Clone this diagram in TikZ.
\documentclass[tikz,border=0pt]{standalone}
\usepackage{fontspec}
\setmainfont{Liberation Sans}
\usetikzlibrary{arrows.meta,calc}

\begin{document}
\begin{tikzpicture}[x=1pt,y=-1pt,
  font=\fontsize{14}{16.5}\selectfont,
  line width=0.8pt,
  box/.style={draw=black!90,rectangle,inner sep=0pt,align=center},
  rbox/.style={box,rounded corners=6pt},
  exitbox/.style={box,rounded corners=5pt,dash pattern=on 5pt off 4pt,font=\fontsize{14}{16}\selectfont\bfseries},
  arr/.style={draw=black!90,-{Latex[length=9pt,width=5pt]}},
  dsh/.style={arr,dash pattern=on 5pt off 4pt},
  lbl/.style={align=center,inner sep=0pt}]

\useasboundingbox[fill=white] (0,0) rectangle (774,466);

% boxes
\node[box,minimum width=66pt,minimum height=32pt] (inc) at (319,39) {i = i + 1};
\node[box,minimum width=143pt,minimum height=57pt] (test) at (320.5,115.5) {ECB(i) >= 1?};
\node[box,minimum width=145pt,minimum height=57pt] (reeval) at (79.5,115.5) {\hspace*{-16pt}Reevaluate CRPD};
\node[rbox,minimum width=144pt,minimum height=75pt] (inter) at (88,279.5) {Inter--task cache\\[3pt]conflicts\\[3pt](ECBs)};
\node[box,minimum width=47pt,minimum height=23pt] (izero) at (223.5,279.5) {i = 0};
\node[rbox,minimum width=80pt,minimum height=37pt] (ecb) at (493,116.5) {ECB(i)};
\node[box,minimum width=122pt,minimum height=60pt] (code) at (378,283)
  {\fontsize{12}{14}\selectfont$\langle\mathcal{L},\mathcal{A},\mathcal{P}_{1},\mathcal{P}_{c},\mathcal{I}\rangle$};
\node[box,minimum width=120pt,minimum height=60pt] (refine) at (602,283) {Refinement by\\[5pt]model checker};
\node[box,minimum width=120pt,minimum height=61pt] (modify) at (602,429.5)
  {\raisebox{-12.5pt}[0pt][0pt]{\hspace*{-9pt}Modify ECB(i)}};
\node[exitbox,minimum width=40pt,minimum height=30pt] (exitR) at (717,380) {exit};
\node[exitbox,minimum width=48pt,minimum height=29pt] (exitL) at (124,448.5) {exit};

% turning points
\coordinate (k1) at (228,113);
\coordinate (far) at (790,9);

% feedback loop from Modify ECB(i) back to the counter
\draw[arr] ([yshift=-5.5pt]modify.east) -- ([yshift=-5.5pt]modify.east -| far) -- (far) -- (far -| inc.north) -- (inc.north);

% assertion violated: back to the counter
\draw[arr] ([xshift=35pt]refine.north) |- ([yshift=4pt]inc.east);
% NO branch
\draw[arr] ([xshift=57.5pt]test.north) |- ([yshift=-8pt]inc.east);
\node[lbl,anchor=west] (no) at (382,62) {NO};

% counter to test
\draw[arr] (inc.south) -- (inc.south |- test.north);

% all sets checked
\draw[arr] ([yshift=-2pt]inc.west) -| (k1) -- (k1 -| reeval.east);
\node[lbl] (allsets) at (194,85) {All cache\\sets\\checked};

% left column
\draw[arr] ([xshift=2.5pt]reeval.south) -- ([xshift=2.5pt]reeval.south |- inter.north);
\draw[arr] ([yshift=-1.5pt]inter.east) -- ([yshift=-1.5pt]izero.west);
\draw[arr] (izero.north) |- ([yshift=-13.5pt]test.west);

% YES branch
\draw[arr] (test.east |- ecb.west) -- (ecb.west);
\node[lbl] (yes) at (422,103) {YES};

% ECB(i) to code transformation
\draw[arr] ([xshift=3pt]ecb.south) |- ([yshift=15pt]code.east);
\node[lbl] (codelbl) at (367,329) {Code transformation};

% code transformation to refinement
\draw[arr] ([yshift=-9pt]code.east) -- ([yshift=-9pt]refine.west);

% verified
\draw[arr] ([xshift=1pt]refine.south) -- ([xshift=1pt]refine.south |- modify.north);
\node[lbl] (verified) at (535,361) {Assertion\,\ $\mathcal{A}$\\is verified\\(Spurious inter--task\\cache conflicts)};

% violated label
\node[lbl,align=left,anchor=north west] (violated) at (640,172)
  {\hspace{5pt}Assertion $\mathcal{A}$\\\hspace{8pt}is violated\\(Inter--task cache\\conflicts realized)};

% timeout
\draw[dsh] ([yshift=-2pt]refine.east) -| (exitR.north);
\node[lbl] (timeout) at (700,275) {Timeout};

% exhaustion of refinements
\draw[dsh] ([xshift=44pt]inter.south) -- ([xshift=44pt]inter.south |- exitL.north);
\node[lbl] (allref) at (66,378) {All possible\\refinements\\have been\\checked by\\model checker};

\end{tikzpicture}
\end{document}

## Written problem
Your task is to output all of the data above word for word.

## Worked solution
Clone this diagram in TikZ.
\documentclass[tikz,border=0pt]{standalone}
\usepackage{fontspec}
\setmainfont{Liberation Sans}
\usetikzlibrary{arrows.meta,calc}

\begin{document}
\begin{tikzpicture}[x=1pt,y=-1pt,
  font=\fontsize{14}{16.5}\selectfont,
  line width=0.8pt,
  box/.style={draw=black!90,rectangle,inner sep=0pt,align=center},
  rbox/.style={box,rounded corners=6pt},
  exitbox/.style={box,rounded corners=5pt,dash pattern=on 5pt off 4pt,font=\fontsize{14}{16}\selectfont\bfseries},
  arr/.style={draw=black!90,-{Latex[length=9pt,width=5pt]}},
  dsh/.style={arr,dash pattern=on 5pt off 4pt},
  lbl/.style={align=center,inner sep=0pt}]

\useasboundingbox[fill=white] (0,0) rectangle (774,466);

% boxes
\node[box,minimum width=66pt,minimum height=32pt] (inc) at (319,39) {i = i + 1};
\node[box,minimum width=143pt,minimum height=57pt] (test) at (320.5,115.5) {ECB(i) >= 1?};
\node[box,minimum width=145pt,minimum height=57pt] (reeval) at (79.5,115.5) {\hspace*{-16pt}Reevaluate CRPD};
\node[rbox,minimum width=144pt,minimum height=75pt] (inter) at (88,279.5) {Inter--task cache\\[3pt]conflicts\\[3pt](ECBs)};
\node[box,minimum width=47pt,minimum height=23pt] (izero) at (223.5,279.5) {i = 0};
\node[rbox,minimum width=80pt,minimum height=37pt] (ecb) at (493,116.5) {ECB(i)};
\node[box,minimum width=122pt,minimum height=60pt] (code) at (378,283)
  {\fontsize{12}{14}\selectfont$\langle\mathcal{L},\mathcal{A},\mathcal{P}_{1},\mathcal{P}_{c},\mathcal{I}\rangle$};
\node[box,minimum width=120pt,minimum height=60pt] (refine) at (602,283) {Refinement by\\[5pt]model checker};
\node[box,minimum width=120pt,minimum height=61pt] (modify) at (602,429.5)
  {\raisebox{-12.5pt}[0pt][0pt]{\hspace*{-9pt}Modify ECB(i)}};
\node[exitbox,minimum width=40pt,minimum height=30pt] (exitR) at (717,380) {exit};
\node[exitbox,minimum width=48pt,minimum height=29pt] (exitL) at (124,448.5) {exit};

% turning points
\coordinate (k1) at (228,113);
\coordinate (far) at (790,9);

% feedback loop from Modify ECB(i) back to the counter
\draw[arr] ([yshift=-5.5pt]modify.east) -- ([yshift=-5.5pt]modify.east -| far) -- (far) -- (far -| inc.north) -- (inc.north);

% assertion violated: back to the counter
\draw[arr] ([xshift=35pt]refine.north) |- ([yshift=4pt]inc.east);
% NO branch
\draw[arr] ([xshift=57.5pt]test.north) |- ([yshift=-8pt]inc.east);
\node[lbl,anchor=west] (no) at (382,62) {NO};

% counter to test
\draw[arr] (inc.south) -- (inc.south |- test.north);

% all sets checked
\draw[arr] ([yshift=-2pt]inc.west) -| (k1) -- (k1 -| reeval.east);
\node[lbl] (allsets) at (194,85) {All cache\\sets\\checked};

% left column
\draw[arr] ([xshift=2.5pt]reeval.south) -- ([xshift=2.5pt]reeval.south |- inter.north);
\draw[arr] ([yshift=-1.5pt]inter.east) -- ([yshift=-1.5pt]izero.west);
\draw[arr] (izero.north) |- ([yshift=-13.5pt]test.west);

% YES branch
\draw[arr] (test.east |- ecb.west) -- (ecb.west);
\node[lbl] (yes) at (422,103) {YES};

% ECB(i) to code transformation
\draw[arr] ([xshift=3pt]ecb.south) |- ([yshift=15pt]code.east);
\node[lbl] (codelbl) at (367,329) {Code transformation};

% code transformation to refinement
\draw[arr] ([yshift=-9pt]code.east) -- ([yshift=-9pt]refine.west);

% verified
\draw[arr] ([xshift=1pt]refine.south) -- ([xshift=1pt]refine.south |- modify.north);
\node[lbl] (verified) at (535,361) {Assertion\,\ $\mathcal{A}$\\is verified\\(Spurious inter--task\\cache conflicts)};

% violated label
\node[lbl,align=left,anchor=north west] (violated) at (640,172)
  {\hspace{5pt}Assertion $\mathcal{A}$\\\hspace{8pt}is violated\\(Inter--task cache\\conflicts realized)};

% timeout
\draw[dsh] ([yshift=-2pt]refine.east) -| (exitR.north);
\node[lbl] (timeout) at (700,275) {Timeout};

% exhaustion of refinements
\draw[dsh] ([xshift=44pt]inter.south) -- ([xshift=44pt]inter.south |- exitL.north);
\node[lbl] (allref) at (66,378) {All possible\\refinements\\have been\\checked by\\model checker};

\end{tikzpicture}
\end{document}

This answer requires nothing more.